Design of electrohydrodynamic (EHD) flow assisted Latent Heat Thermal Energy Storage (LHTES) Systems
Phase change material (PCM) based latent heat thermal energy storage (LHTES) is a popular technique owing to its high energy storage density, scalability, and near-constant temperature operation. However, common PCMs suffer from low intrinsic thermal conductivity, limiting the energy storage rate of the LHTES units. To address this issue, a novel design of an LHTES module that is assisted with charge injection-induced electrohydrodynamic (EHD) flow to enhance the charging rate is proposed. The evolution of critical parameters such as total liquid volume fraction, mean kinetic energy density and mean temperature are mapped as a function of time. The key objective is to evaluate the performance under different (weak, medium, and strong) charge injection regimes. The EHD flow intensifies the flow velocity, alters the flow structure, and increases the heat transfer. The melting process gets more uniform and faster with the assistance of EHD flow. EHD flow at strong charge injection regime nullifies the effect of gravity and leads to equal performance irrespective of the orientation. Shorter melting times and increased power storage capacity are achieved in the presence of EHD flow.
Development of EHD assisted heat sink for electronic cooling applications
The research work introduces a novel approach to enhance the thermal performance of a phase change material (PCM) heat sink by integrating charge injection-induced electrohydrodynamic (EHD) flow. The solid–liquid phase change process is modeled using a stationary grid approach based on the enthalpy-porosity method. Based on the finite-volume method (FVM) within the OpenFOAM framework, a numerical solver is developed to solve the coupled system of equations governing fluid flow, heat transfer, melting, and electrostatics. The numerical model considers the conjugate heat transfer in the electrodes and walls of the heat sink. The electric potential distribution in the heat sink walls is also considered. The induced electroconvective flow due to the applied electric field enhances flow velocity, alters flow structure, accelerates melting, and augments heat transfer. The heat dissipation mechanism in the EHD-assisted PCM heat sink is analyzed, and its thermal performance is evaluated in terms of heat dissipating capacity at varying applied voltages and orientations. The assistance of the EHD flow leads to a notable reduction in the total melting time. The heat sink exhibits equal performance irrespective of the orientation due to the presence of the electric field. Higher applied voltages result in higher heat dissipation capacity. A maximum of 61.45% increase in heat dissipating capacity is achieved for the parameter space considered herein. The increased heat dissipation capacity is almost ten times higher than the extra power required to generate the EHD flow.

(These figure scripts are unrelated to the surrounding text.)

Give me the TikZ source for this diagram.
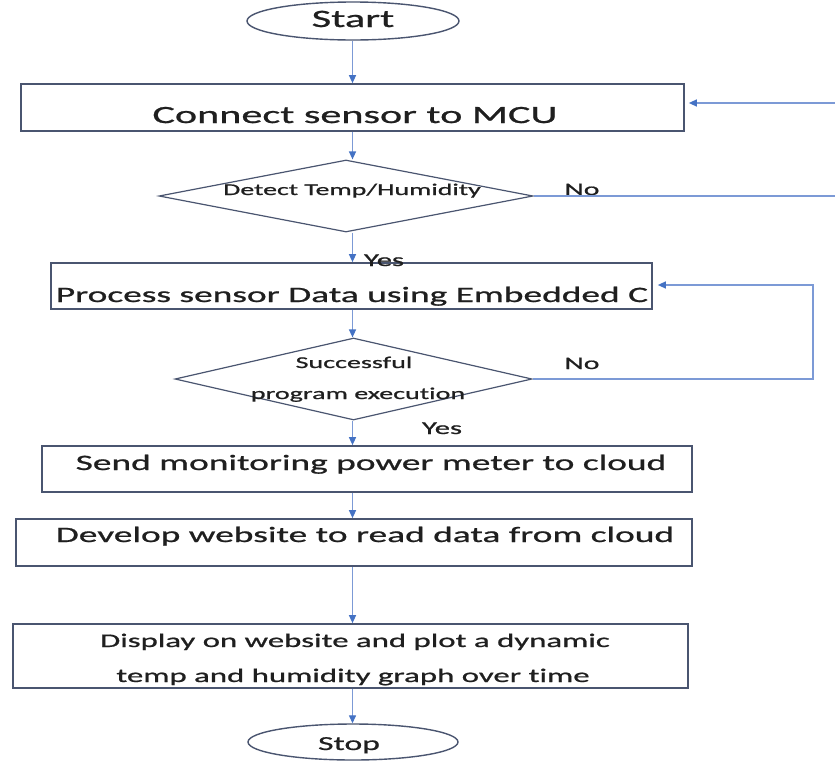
\documentclass[tikz,border=0pt]{standalone}
\usepackage{fontspec}
\newfontfamily\flowfont[FakeStretch=1.7,FakeBold=0.9,RawFeature={-liga}]{Carlito}
\newcommand\flowsize[1]{\flowfont\fontsize{#1}{#1}\selectfont}
\usetikzlibrary{shapes.geometric,arrows.meta}
\definecolor{boxline}{HTML}{4A5570}
\definecolor{flowblue}{HTML}{7C9AD6}
\definecolor{tipblue}{HTML}{4472C4}
\definecolor{inktext}{HTML}{1F1F1F}
\begin{document}
\begin{tikzpicture}[x=1pt,y=-1pt,
  box/.style={draw=boxline,line width=1.7pt,rectangle,inner sep=0pt},
  oval/.style={draw=boxline,line width=1.4pt,ellipse,inner sep=0pt},
  choice/.style={draw=boxline,line width=1.2pt,diamond,inner sep=0pt},
  txt/.style={text=inktext,inner sep=0pt,anchor=base},
  flowline/.style={draw=flowblue,line width=1.3pt,
    -{Triangle[length=8pt,width=7pt,color=tipblue]}},
  plainline/.style={draw=flowblue,line width=1.3pt}]

\fill[white] (0,0) rectangle (835,761);
\useasboundingbox (0,0) rectangle (835,761);

% shapes
\node[oval,minimum width=212pt,minimum height=38pt] (start) at (353,21) {};
\node[box,minimum width=663pt,minimum height=47pt] (connect) at (352.5,107.5) {};
\node[choice,minimum width=374pt,minimum height=72pt] (d1) at (346,196) {};
\node[box,minimum width=601pt,minimum height=46pt] (process) at (351.5,286) {};
\node[choice,minimum width=357pt,minimum height=82pt] (d2) at (353.5,379) {};
\node[box,minimum width=650pt,minimum height=46pt] (send) at (367,469) {};
\node[box,minimum width=676pt,minimum height=47pt] (develop) at (354,542.5) {};
\node[box,minimum width=675pt,minimum height=64pt] (display) at (350.5,656) {};
\node[oval,minimum width=210pt,minimum height=36pt] (stop) at (353,742) {};

% texts
\node[txt,font=\flowsize{25}] (tStart) at (353,27) {Start};
\node[txt,font=\flowsize{24.8}] (tConnect) at (355,123) {Connect sensor to MCU};
\node[txt,font=\flowsize{16.4}] (tDetect) at (352,195) {Detect Temp/Humidity};
\node[txt,font=\flowsize{22}] (tProcess) at (352,302) {Process sensor Data using Embedded C};
\node[txt,font=\flowsize{16.5}] (tSucc) at (354,368) {Successful};
\node[txt,font=\flowsize{16.5}] (tExec) at (358,399) {program execution};
\node[txt,font=\flowsize{22}] (tSend) at (371,470) {Send monitoring power meter to cloud};
\node[txt,font=\flowsize{22}] (tDevelop) at (365,542) {Develop website to read data from cloud};
\node[txt,font=\flowsize{19.3}] (tDisp1) at (355,647) {Display on website and plot a dynamic};
\node[txt,font=\flowsize{19.3}] (tDisp2) at (353,682) {temp and humidity graph over time};
\node[txt,font=\flowsize{19.8}] (tStop) at (349,750) {Stop};

% branch labels
\node[txt,font=\flowsize{17.5}] (no1) at (582,195) {No};
\node[txt,font=\flowsize{17.5}] (no2) at (582,369) {No};
\node[txt,font=\flowsize{18}] (yes1) at (384,266) {Yes};
\node[txt,font=\flowsize{18}] (yes2) at (442,434) {Yes};

% helper points
\coordinate (spine) at (352.5,0);
\coordinate (in1) at (835,103);
\coordinate (out1) at (835,196);
\coordinate (loop) at (813,379);
\coordinate (loopTop) at (813,285);

% main flow
\draw[flowline] (spine |- start.south) -- (spine |- connect.north);
\draw[flowline] (spine |- connect.south) -- (spine |- d1.north);
\draw[flowline] (spine |- d1.south) -- (spine |- process.north);
\draw[flowline] (spine |- process.south) -- (spine |- d2.north);
\draw[flowline] (spine |- d2.south) -- (spine |- send.north);
\draw[flowline] (spine |- send.south) -- (spine |- develop.north);
\draw[flowline] (spine |- develop.south) -- (spine |- display.north);
\draw[flowline] (spine |- display.south) -- (spine |- stop.north);

% side branches
\draw[flowline,shorten >=4pt] (in1) -- (connect.east |- in1);
\draw[plainline] (d1.east) -- (out1);
\draw[flowline,shorten >=5pt] (d2.east) -- (loop) -- (loopTop) -- (process.east |- loopTop);
\end{tikzpicture}
\end{document}
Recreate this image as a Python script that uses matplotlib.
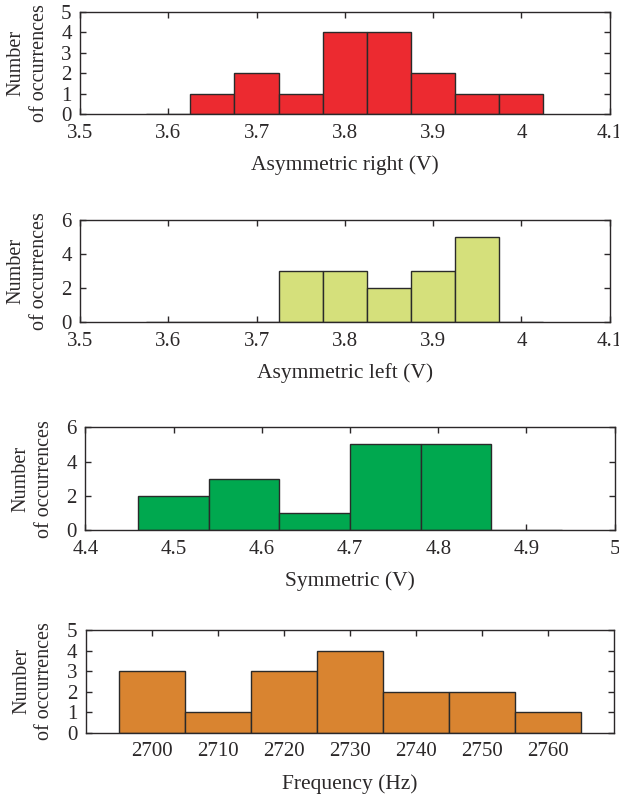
import numpy as np
import matplotlib.pyplot as plt

plt.rcParams['font.family'] = ['Liberation Serif', 'DejaVu Serif']

# histogram data (bin centres and counts)
ar_centres = [3.60, 3.65, 3.70, 3.75, 3.80, 3.85, 3.90, 3.95, 4.00]
ar_counts = [0, 1, 2, 1, 4, 4, 2, 1, 1]

al_centres = [3.60, 3.65, 3.70, 3.75, 3.80, 3.85, 3.90, 3.95, 4.00]
al_counts = [0, 0, 0, 3, 3, 2, 3, 5, 0]

sym_centres = [4.50, 4.58, 4.66, 4.74, 4.82, 4.90]
sym_counts = [2, 3, 1, 5, 5, 0]

fr_centres = [2700, 2710, 2720, 2730, 2740, 2750, 2760]
fr_counts = [3, 1, 3, 4, 2, 2, 1]

v_ticks = [3.5, 3.6, 3.7, 3.8, 3.9, 4.0, 4.1]
v_labels = ['3.5', '3.6', '3.7', '3.8', '3.9', '4', '4.1']
s_ticks = [4.4, 4.5, 4.6, 4.7, 4.8, 4.9, 5.0]
s_labels = ['4.4', '4.5', '4.6', '4.7', '4.8', '4.9', '5']
f_ticks = [2700, 2710, 2720, 2730, 2740, 2750, 2760]

ink = '#2b2829'
W, H = 619, 797
fig = plt.figure(figsize=(W / 100, H / 100), dpi=100)

# (left, top, right, bottom) in pixels
boxes = [(80, 12, 609.7, 114.3),
         (80, 219.7, 609.7, 322.3),
         (85.3, 427.3, 614.7, 530.3),
         (85.7, 630, 614.3, 732.7)]

panels = [
    (ar_centres, ar_counts, 0.05, '#ec2a30', (3.5, 4.1), (0, 5), v_ticks, v_labels,
     [0, 1, 2, 3, 4, 5], 'Asymmetric right (V)'),
    (al_centres, al_counts, 0.05, '#d5e07b', (3.5, 4.1), (0, 6), v_ticks, v_labels,
     [0, 2, 4, 6], 'Asymmetric left (V)'),
    (sym_centres, sym_counts, 0.08, '#00a84f', (4.4, 5.0), (0, 6), s_ticks, s_labels,
     [0, 2, 4, 6], 'Symmetric (V)'),
    (fr_centres, fr_counts, 10, '#d98430', (2690, 2770), (0, 5), f_ticks,
     [str(t) for t in f_ticks], [0, 1, 2, 3, 4, 5], 'Frequency (Hz)'),
]

for (l, t, r, b), (cx, cnt, w, col, xl, yl, xt, xtl, yt, xlab) in zip(boxes, panels):
    ax = fig.add_axes([l / W, 1 - b / H, (r - l) / W, (b - t) / H])
    ax.bar(cx, cnt, width=w, color=col, edgecolor='#2a2a2a', linewidth=1.0, zorder=2)
    ax.set_xlim(*xl)
    ax.set_ylim(*yl)
    ax.set_xticks(xt)
    ax.set_xticklabels(xtl)
    ax.set_yticks(yt)
    ax.tick_params(direction='in', top=True, right=True, length=4, width=1,
                   colors=ink, labelsize=15)
    ax.tick_params(axis='x', pad=7)
    ax.tick_params(axis='y', pad=6)
    for s in ax.spines.values():
        s.set_color(ink)
        s.set_linewidth(1.0)
    ax.set_xlabel(xlab, fontsize=15.5, color=ink, labelpad=9)
    ax.text(-52.5 / (r - l), 0.5, 'Number\nof occurrences', transform=ax.transAxes,
            rotation=90, ha='center', va='center', multialignment='center',
            fontsize=14.5, color=ink, linespacing=1.3)

fig.savefig('out.png', dpi=100)
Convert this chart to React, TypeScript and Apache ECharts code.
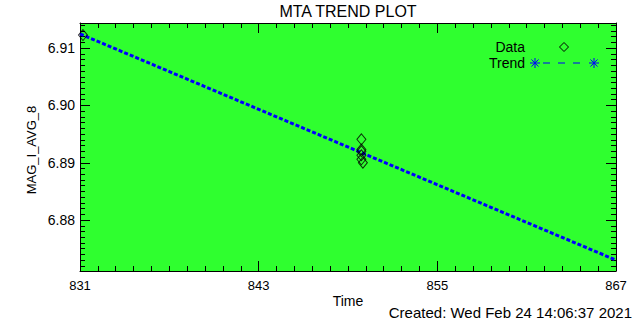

EHD based vortex generation in microchannels
Flow and conjugate heat transfer in a microchannel in the presence of the electric-field-induced Onsager–Wien effect is investigated. A novel design is proposed to induce a pseudo- roughness effect in the microchannel and thereby increasing the heat transfer. A series of thin plate electrode pairs are flushed along the bottom wall of the microchannel. The electric-field-enhanced dissociation of ions induces the Onsager–Wien effect, and generates small flow vortices near the bottom wall of the channel. These flow vortices with sharp local velocity gradients effectively disrupt the viscous and thermal boundary layers, and thus, introduce a pseudo-roughness effect. This disruption of the boundary layers improves the heat transfer between the channel wall and the working fluid. The thermal and hydraulic performances in the microchannel are quantified as a function of the flow Reynolds number (Re) and electric Reynolds number (Re_EL). In general, the performance factor PF is higher when the flow and electric Reynolds numbers are higher. However, the associated pressure drop penalty reduces the PF (PF < 1) in viscous-effect-dominated flows at Re = 250. By contrast, the Onsager–Wien effect increases the PF to a maximum value of 1.26 in inertia-dominated flows at Re =1000 and Re_EL = 15. A significant heat transfer enhancement is realized, even at a low applied voltage of ~1 kV. The results of this study indicate that the pseudo-roughness produced by the electric-field-induced Onsager–Wien effect can substantially enhance the heat transfer in a microchannel with a trivial amount of additional power consumption.